The National Institute of Health Sciences has given a Science Education Partnership Award to a cross-sector team of researchers and evaluators that aims to improve teachers’ content knowledge and teaching strategies to integrate emerging environmental health issues into STEM instruction.
Shaun Kellogg, senior director of program evaluation and education research at the Friday Institute for Educational Innovation, is senior staff on the project, titled “TEACH Science Fellowship: A Professional Development Program to Enhance Teaching of Environmental And Computational Health Sciences.” Kellogg and Friday Institute Research Assistant Rebekah Davis will evaluate the project. They will focus their evaluation on improving and assessing program activities, including curriculum development and professional learning, for each year of the five-year grant.
Other members of the project team include Kathleen Gray, principal investigator and director of the Center for Public Engagement with Science (CPES); Kelly Ryoo, co-principal investigator and associate professor of learning sciences at the University of North Carolina at Chapel Hill; and Dana Haine, co-principal investigator and K-12 science education manager at CPES.
“It’s great to be even just a small part of this important work by the Center for Public Engagement with Science,” said Kellogg. “Not only is there a critical need for a high-quality STEM curriculum, but I believe the focus on pressing environmental issues relevant to local schools and communities will help truly engage students and improve their interest in STEM careers, of which there is no shortage here in North Carolina.”
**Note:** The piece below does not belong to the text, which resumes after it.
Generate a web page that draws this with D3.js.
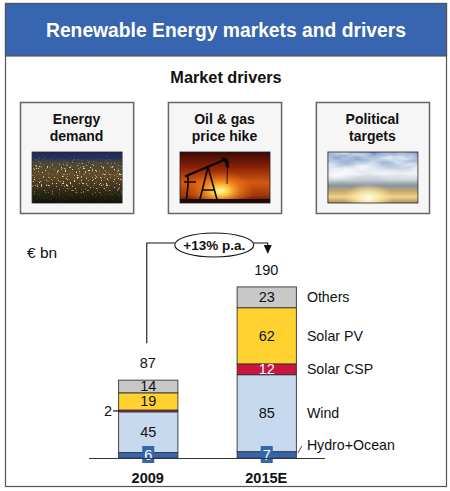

The critical environmental issue at the center of this upcoming work with teachers will be focused on the high levels of per- and polyfluoroalkyl substances (PFAS) found in many industrial and consumer products, such as stain protectors, that are in the Cape Fear River and other sources of drinking water in multiple towns in central North Carolina. PFAS have harmful impacts on human health and can impact fish and other wildlife as well.
Confronting serious challenges such as this is just one reason for the need for a diverse biomedical workforce that works across disciplines to develop viable solutions to health and environmental challenges. Not only is there a lack of a skilled workforce in this field, but there also continues to be a disparity in STEM degree attainment and professions for those who identify as Black, African American, Hispanic, Latino, American Indian or Alaska Native—an untapped resource for STEM disciplines. The project team intends to increase perceived relevance of content and career opportunities for underrepresented students.
“As a researcher, I’m eager to see rural populations receive benefits from the amazing work done in our institutions of higher education—thus demonstrating ways researchers can make their work accessible to everyone,” said Davis. “The additional emphasis on increasing the diversity of the STEM career pipeline further broadens the potential impact of the project.”
Through this project, the research and evaluation team will bridge the gap between science curricula and new research being conducted. Currently, K-12 teachers generally do not have awareness of current science research and content that could engage students in real-world environmental issues. The team will work with scientists and teachers from underserved schools in areas where PFAs have been found in the water to co-design curricula; improve teacher content knowledge, pedagogy and student career interest; and disseminate curricula and teaching strategies.
“I’m excited about the potential of this project to make the content of required high school classes community specific and immediately tangible for teachers and students,” said Davis. “Giving teachers the information and guided practice needed to develop units of study that engage and activate students should have short- and long-term benefits—both through student awareness of the PFAS issue and through participating teachers sharing their work with other teachers across the state.”
The project team will work with two cohorts of eight teachers to create lessons in human health and ecosystems, test and revise those lessons, and share with other teachers who will be trained to use the materials. In future years of the program, the team will host regional workshops in multiple cities. The team estimates almost 100 teachers could be involved throughout the five years, which would impact and reach hundreds of North Carolina students.